I pick out of st louis an illinois areas. Mostly public areas since this is a new service im offering to all I dont have a huge private property list. If anyone has any good areas that we can search please let me no. Not asking for anyones honey holes or prized areas. Maybe just some suggestions on were to look. I live the hunt almost more then the taste. Hope some more people would like me ti hunt. I am self employed so I can hunt everyday all day an would love to be in the woods every day


----------



## sustainable forager (Mar 12, 2013)

how do we sign up for free morels?


----------



## woodsman1 (Apr 1, 2014)

Lol. Wat do u mean by free. I pick for people who cant pick an all we ask in return is enough for a meal or 2. Are you wanting to sign up as a volunteer picker. Also. If anyone knows some one who can not pick we can donate to them as well. But this based on honesty between morel pickers that I only donate to those that need it not those that are lazy. I do this for the hunt to to fill lazy peoples bellys. If your interested as a picker please send me an email adress


----------



## smguffer (Apr 14, 2013)

ill take some free morels too. i hear the re-sale value on them is pretty nice. :mrgreen:


----------



## darryl (Mar 9, 2014)

I have an elderly couple that I take shrooms to when I can. They can no longer hunt and you can tell they are delighted every time I knock on the door with a sack.

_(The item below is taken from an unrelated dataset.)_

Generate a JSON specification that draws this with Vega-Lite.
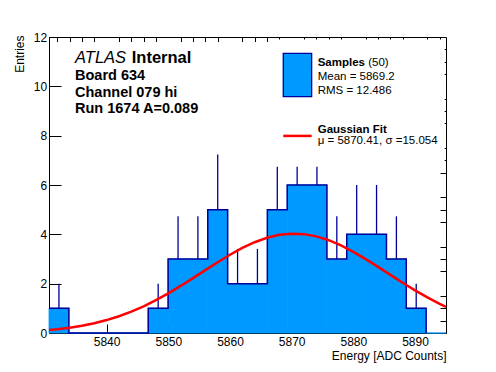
{
  "$schema": "https://vega.github.io/schema/vega-lite/v6.json",
  "width": 397,
  "height": 296,
  "autosize": "none",
  "padding": {"left": 49, "top": 37, "right": 50, "bottom": 39},
  "background": "white",
  "config": {
    "font": "Liberation Sans",
    "view": {"stroke": "black", "strokeWidth": 1},
    "axis": {
      "labelFont": "Liberation Sans", "titleFont": "Liberation Sans",
      "labelFontSize": 12, "titleFontSize": 12, "titleFontWeight": "normal",
      "labelColor": "black", "titleColor": "black", "domainColor": "black", "tickColor": "black",
      "grid": false, "labelFlush": false, "labelOverlap": false, "zindex": 1
    }
  },
  "datasets": {
    "hist": [
      {"x0": 5830.66, "x1": 5833.88, "c": 5832.27, "n": 1, "top": 2},
      {"x0": 5833.88, "x1": 5837.10, "c": 5835.49, "n": 0, "top": 0},
      {"x0": 5837.10, "x1": 5840.31, "c": 5838.70, "n": 0, "top": 0},
      {"x0": 5840.31, "x1": 5843.53, "c": 5841.92, "n": 0, "top": 0},
      {"x0": 5843.53, "x1": 5846.75, "c": 5845.14, "n": 0, "top": 0},
      {"x0": 5846.75, "x1": 5849.97, "c": 5848.36, "n": 1, "top": 2},
      {"x0": 5849.97, "x1": 5853.19, "c": 5851.58, "n": 3, "top": 4.73},
      {"x0": 5853.19, "x1": 5856.40, "c": 5854.80, "n": 3, "top": 4.73},
      {"x0": 5856.40, "x1": 5859.62, "c": 5858.01, "n": 5, "top": 7.24},
      {"x0": 5859.62, "x1": 5862.84, "c": 5861.23, "n": 2, "top": 3.41},
      {"x0": 5862.84, "x1": 5866.06, "c": 5864.45, "n": 2, "top": 3.41},
      {"x0": 5866.06, "x1": 5869.28, "c": 5867.67, "n": 5, "top": 7.24},
      {"x0": 5869.28, "x1": 5872.49, "c": 5870.89, "n": 6, "top": 8.45},
      {"x0": 5872.49, "x1": 5875.71, "c": 5874.10, "n": 6, "top": 8.45},
      {"x0": 5875.71, "x1": 5878.93, "c": 5877.32, "n": 3, "top": 4.73},
      {"x0": 5878.93, "x1": 5882.15, "c": 5880.54, "n": 4, "top": 6},
      {"x0": 5882.15, "x1": 5885.37, "c": 5883.76, "n": 4, "top": 6},
      {"x0": 5885.37, "x1": 5888.58, "c": 5886.98, "n": 3, "top": 4.73},
      {"x0": 5888.58, "x1": 5891.80, "c": 5890.19, "n": 1, "top": 2},
      {"x0": 5891.80, "x1": 5895.02, "c": 5893.41, "n": 0, "top": 0}
    ],
    "fit": [
      {"x": 5830.66, "y": 0.123}, {"x": 5832, "y": 0.155}, {"x": 5834, "y": 0.216},
      {"x": 5836, "y": 0.296}, {"x": 5838, "y": 0.397}, {"x": 5840, "y": 0.524},
      {"x": 5842, "y": 0.679}, {"x": 5844, "y": 0.865}, {"x": 5846, "y": 1.082},
      {"x": 5848, "y": 1.331}, {"x": 5850, "y": 1.608}, {"x": 5852, "y": 1.908},
      {"x": 5854, "y": 2.225}, {"x": 5856, "y": 2.549}, {"x": 5858, "y": 2.869},
      {"x": 5860, "y": 3.173}, {"x": 5862, "y": 3.448}, {"x": 5864, "y": 3.681},
      {"x": 5866, "y": 3.861}, {"x": 5868, "y": 3.979}, {"x": 5870, "y": 4.028},
      {"x": 5872, "y": 4.008}, {"x": 5874, "y": 3.917}, {"x": 5876, "y": 3.762},
      {"x": 5878, "y": 3.549}, {"x": 5880, "y": 3.290}, {"x": 5882, "y": 2.996},
      {"x": 5884, "y": 2.681}, {"x": 5886, "y": 2.358}, {"x": 5888, "y": 2.036},
      {"x": 5890, "y": 1.728}, {"x": 5892, "y": 1.441}, {"x": 5894, "y": 1.180},
      {"x": 5895.02, "y": 1.060}
    ]
  },
  "layer": [
    {
      "data": {"name": "hist"},
      "mark": {"type": "rect", "fill": "#0099ff", "stroke": "#0099ff", "strokeWidth": 0.8},
      "encoding": {
        "x": {"field": "x0", "type": "quantitative",
          "scale": {"domain": [5830.66, 5895.02], "nice": false, "zero": false},
          "axis": {"values": [5840, 5850, 5860, 5870, 5880, 5890], "format": "d", "tickSize": -9, "labelPadding": 21.3,
            "labelBaseline": "alphabetic", "title": "Energy [ADC Counts]", "titleX": 397, "titleY": 26.3,
            "titleAlign": "right", "titleBaseline": "alphabetic", "titleAnchor": null}},
        "x2": {"field": "x1"},
        "y": {"field": "n", "type": "quantitative",
          "scale": {"domain": [0, 12], "nice": false, "zero": false},
          "axis": {"values": [0, 2, 4, 6, 8, 10, 12], "format": "d", "tickSize": -12, "labelPadding": 14.3,
            "title": "Entries", "titleX": -25.7, "titleY": -2, "titleAngle": -90,
            "titleAlign": "right", "titleBaseline": "alphabetic", "titleAnchor": null}},
        "y2": {"datum": 0}
      }
    },
    {
      "data": {"name": "hist"},
      "mark": {"type": "line", "interpolate": "step-after", "stroke": "#000099", "strokeWidth": 1.5},
      "encoding": {
        "x": {"field": "x0", "type": "quantitative", "scale": {"domain": [5830.66, 5895.02], "nice": false, "zero": false}, "axis": null},
        "y": {"field": "n", "type": "quantitative", "scale": {"domain": [0, 12], "nice": false, "zero": false}, "axis": null}
      }
    },
    {
      "data": {"name": "hist"},
      "mark": {"type": "rule", "stroke": "#000099", "strokeWidth": 1.3},
      "encoding": {
        "x": {"field": "c", "type": "quantitative", "scale": {"domain": [5830.66, 5895.02], "nice": false, "zero": false},
          "axis": {"values": [5832, 5834, 5836, 5838, 5842, 5844, 5846, 5848, 5852, 5854, 5856, 5858, 5862, 5864, 5866, 5868, 5872, 5874, 5876, 5878, 5882, 5884, 5886, 5888, 5892, 5894],
            "tickSize": -4.5, "labels": false, "domain": false, "title": null}},
        "y": {"field": "n", "type": "quantitative", "scale": {"domain": [0, 12], "nice": false, "zero": false},
          "axis": {"values": [0.5, 1, 1.5, 2.5, 3, 3.5, 4.5, 5, 5.5, 6.5, 7, 7.5, 8.5, 9, 9.5, 10.5, 11, 11.5],
            "tickSize": -6, "labels": false, "domain": false, "title": null}},
        "y2": {"field": "top"}
      }
    },
    {
      "data": {"name": "fit"},
      "mark": {"type": "line", "stroke": "#ff0000", "strokeWidth": 2.5},
      "encoding": {
        "x": {"field": "x", "type": "quantitative", "scale": {"domain": [5830.66, 5895.02], "nice": false, "zero": false}, "axis": null},
        "y": {"field": "y", "type": "quantitative", "scale": {"domain": [0, 12], "nice": false, "zero": false}, "axis": null}
      }
    },
    {
      "data": {"values": [{}]},
      "mark": {"type": "rect", "fill": "white", "strokeWidth": 0},
      "encoding": {
        "x": {"datum": 5866.5, "type": "quantitative", "scale": {"domain": [5830.66, 5895.02], "nice": false, "zero": false}, "axis": null},
        "x2": {"datum": 5894.8},
        "y": {"datum": 6.74, "type": "quantitative", "scale": {"domain": [0, 12], "nice": false, "zero": false}, "axis": null},
        "y2": {"datum": 11.9}
      }
    },
    {
      "data": {"values": [{}]},
      "mark": {"type": "rect", "fill": "#0099ff", "stroke": "#000099", "strokeWidth": 1.3},
      "encoding": {
        "x": {"datum": 5868.64, "type": "quantitative", "scale": {"domain": [5830.66, 5895.02], "nice": false, "zero": false}, "axis": null},
        "x2": {"datum": 5873.24},
        "y": {"datum": 11.34, "type": "quantitative", "scale": {"domain": [0, 12], "nice": false, "zero": false}, "axis": null},
        "y2": {"datum": 9.58}
      }
    },
    {
      "data": {"values": [{}]},
      "mark": {"type": "rule", "stroke": "#ff0000", "strokeWidth": 2.5},
      "encoding": {
        "x": {"datum": 5868.64, "type": "quantitative", "scale": {"domain": [5830.66, 5895.02], "nice": false, "zero": false}, "axis": null},
        "x2": {"datum": 5873.24},
        "y": {"datum": 7.99, "type": "quantitative", "scale": {"domain": [0, 12], "nice": false, "zero": false}, "axis": null}
      }
    },
    {
      "data": {"values": [{"t": "ATLAS", "px": 5834.88, "py": 10.93}]},
      "mark": {"type": "text", "align": "left", "baseline": "alphabetic", "color": "black", "fontSize": 16.5, "fontStyle": "italic"},
      "encoding": {
        "x": {"field": "px", "type": "quantitative", "scale": {"domain": [5830.66, 5895.02], "nice": false, "zero": false}, "axis": null},
        "y": {"field": "py", "type": "quantitative", "scale": {"domain": [0, 12], "nice": false, "zero": false}, "axis": null},
        "text": {"field": "t"}
      }
    },
    {
      "data": {"values": [{"t": "Internal", "px": 5844.07, "py": 10.93}]},
      "mark": {"type": "text", "align": "left", "baseline": "alphabetic", "color": "black", "fontSize": 16.5, "fontWeight": "bold"},
      "encoding": {
        "x": {"field": "px", "type": "quantitative", "scale": {"domain": [5830.66, 5895.02], "nice": false, "zero": false}, "axis": null},
        "y": {"field": "py", "type": "quantitative", "scale": {"domain": [0, 12], "nice": false, "zero": false}, "axis": null},
        "text": {"field": "t"}
      }
    },
    {
      "data": {"values": [
        {"t": "Board 634", "px": 5834.88, "py": 10.26},
        {"t": "Channel 079 hi", "px": 5834.88, "py": 9.58},
        {"t": "Run 1674 A=0.089", "px": 5834.88, "py": 8.93}
      ]},
      "mark": {"type": "text", "align": "left", "baseline": "alphabetic", "color": "black", "fontSize": 14.5, "fontWeight": "bold"},
      "encoding": {
        "x": {"field": "px", "type": "quantitative", "scale": {"domain": [5830.66, 5895.02], "nice": false, "zero": false}, "axis": null},
        "y": {"field": "py", "type": "quantitative", "scale": {"domain": [0, 12], "nice": false, "zero": false}, "axis": null},
        "text": {"field": "t"}
      }
    },
    {
      "data": {"values": [
        {"t": "Samples", "px": 5874.22, "py": 10.83},
        {"t": "Gaussian Fit", "px": 5874.22, "py": 8.09}
      ]},
      "mark": {"type": "text", "align": "left", "baseline": "alphabetic", "color": "black", "fontSize": 11.5, "fontWeight": "bold"},
      "encoding": {
        "x": {"field": "px", "type": "quantitative", "scale": {"domain": [5830.66, 5895.02], "nice": false, "zero": false}, "axis": null},
        "y": {"field": "py", "type": "quantitative", "scale": {"domain": [0, 12], "nice": false, "zero": false}, "axis": null},
        "text": {"field": "t"}
      }
    },
    {
      "data": {"values": [
        {"t": "(50)", "px": 5882.41, "py": 10.83},
        {"t": "Mean = 5869.2", "px": 5874.22, "py": 10.26},
        {"t": "RMS = 12.486", "px": 5874.22, "py": 9.69},
        {"t": "μ = 5870.41, σ =15.054", "px": 5874.22, "py": 7.65}
      ]},
      "mark": {"type": "text", "align": "left", "baseline": "alphabetic", "color": "black", "fontSize": 11.5},
      "encoding": {
        "x": {"field": "px", "type": "quantitative", "scale": {"domain": [5830.66, 5895.02], "nice": false, "zero": false}, "axis": null},
        "y": {"field": "py", "type": "quantitative", "scale": {"domain": [0, 12], "nice": false, "zero": false}, "axis": null},
        "text": {"field": "t"}
      }
    }
  ],
  "resolve": {"axis": {"x": "independent", "y": "independent"}}
}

This is a good thing to do for our elder folks but no way would I supply someone who is just too lazy to put in the miles but are able.


----------



## langoti21 (Apr 5, 2014)

woodsman1, I am new to picking morels, just saw the first morel on the ground in my life. I was just wandering around looking for them. I am not looking for anybody's honey holes but to simply learn the art of finding them. I am from Tulsa and I am going to the morel festival on the 26th near St. Louis. If you are free around that time and would like to show me and my fiancé how to look for them then it be great. 
Thanks


----------



## darryl (Mar 9, 2014)

EDIT: I said I won't supply mushrooms for able bodied lazy bellies but that isn't true. Family is exempt. I can't get my kids to hunt but they sure pile up around the frying pan. LOL


----------



## morelmaniac96 (Apr 21, 2013)

Darryl that is some funny stuff. I have a 6 yr old son I'm trying to to get away from the PlayStation and go hunting with me this year. I am thinking that is not going to happen unless I physically pick him up and carry him over my shoulder. 
I am hoping to have more Morels than I know what to do with, and if that's the case, I will gladly donate some to those who cannot hunt.


----------



## sustainable forager (Mar 12, 2013)

ok woodsman1 so where do i send this email address to?  is this an organization or just something you do? i just wanted to know how i could get my hands on some of those morels for a few people that i hunt for...sometimes i dont have enough to go around.


----------



## woodsman1 (Apr 1, 2014)

Its not an organization. Just over the years I have ran into older hunters that can no longer hunt. Everh year I find way more then I can consume so I donate a good size to a few people so they can still enjoy the taste of not the hunt. Like I said I give to people that are disabled or elderly. I have my own honey holes for my use but I no a few people that cant hunt an have land an they let me hunt there land to find them morels an all I ask them in return is enough for a meal or 2.i dont just hand out my stash from my holes. If I donate to people its there land I find them on. I find well over 100lbs a year. If you have someone you want to give some to we can meet up an go on a hunt if you have areas picked out (not ur honey holes) shoot me a contact email.


----------